Brennan Executive Roundtables: Our key insights.

As hosts of three recent Executive Roundtables, it was a genuine pleasure to hear from, and connect with, over 40 CIO’s and senior technology leads in Sydney, Brisbane and Perth.

From the structured discussions to the spontaneous conversations, the events spanned a wide range of topics, generating a wealth of keen insights and analysis.

We’ve distilled them down to the three key themes every attendee returned to.

1. AI got all the airtime


Be it the anchor discussions or the sidebar conversations, AI is (still) the dominant topic, by far.

With company Boards and the C-Suite keen to be first movers in hitching AIs potential to business ambitions – all in the quest to drive their competitive edge – the adoption appetite is largely being driven from the top-down.

And as the ‘shock-and-awe’ novelty wanes, and the leading AI vendors double down on education, conversations on AI are beginning to mature. IT leads are now focussing on the foundational works needed to bring AI to life.


Cascading up
Starting with infrastructure and data (the migration, the organisation, the permissions), through to the implementation and training (and with every step wrapped in security) – it’s become increasingly clear AI needs to be considered in the whole, rather than a silo.

Unique opportunities
Although every participant is agreed on AI’s potential, what form that takes is different for all. For some, it’s the Large Language Models. For others, it’s machine learning. For others still, it’s automation. Rather than viewing AI as the fix-all, those framing AIs potential as another tool (albeit a big one) to support specific, targeted business goals are seeing early wins.

Infrastructure. Ready.
Most people in most organisations report their infrastructure layer as being ready to deliver on AI. And those able to deliver on automation are finding themselves better placed to deal with infrastructure constraints.

Data difficulties
With any AI project standing or falling on the quality, availability, and security of data, a renewed focus on the fundamentals is increasingly seen as the first hurdle to clear. How is it collected? How is stored? How is it governed? How is it secured? Nailing down the answers is proving to be thorny for some. Others, viewing data though a ‘search-ready’ lens, are reporting to be well progressed.

2. Not if, but when?


As the frequency, intensity, and damage caused by cybersecurity breaches climbs, the question most (if not all) business leads are now asking is, “Not if, but when?”.

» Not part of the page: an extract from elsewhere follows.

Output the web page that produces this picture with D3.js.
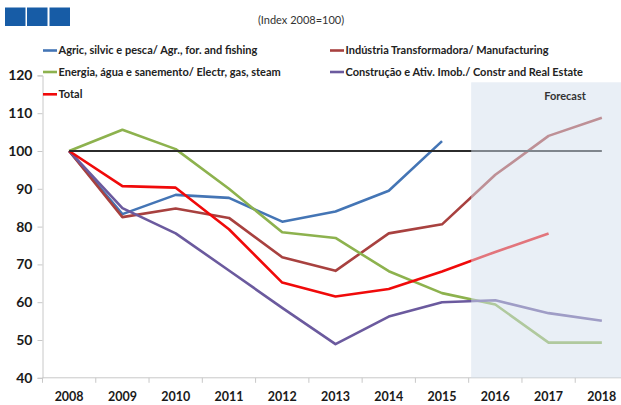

Running in parallel with and in addition to AI initiatives, a growing portion of overall technology spend (more of which in Takeaway 3) is now being directed to security.

One of two key areas is preparedness: Are we ready? Do we have a response plan? What does day-0, day-1, day-5, or day-10 look like? These are the common refrains.

The seconds is the doubling down on education. With broad acceptance that the weakest link in the cybersecurity kill chain is user error, organisations are upping spending and focus on cyber awareness and training.

3. No budging on budgets


Set against a challenging economic backdrop, it was no surprise to hear IT teams are sitting on largely static budgets.


With Board and C-Suite emphasis on AI opportunities and security concerns intensifying, IT leads are having to become increasingly canny in optimising costs, and more strategic in the technology bets they place.

Pointed questions on how to rationalise and extract more value from infrastructure are increasingly being posed through the prism of AI. And savvy leads that have started incorporating AI outcomes across infrastructure, data, and governance are reporting early wins.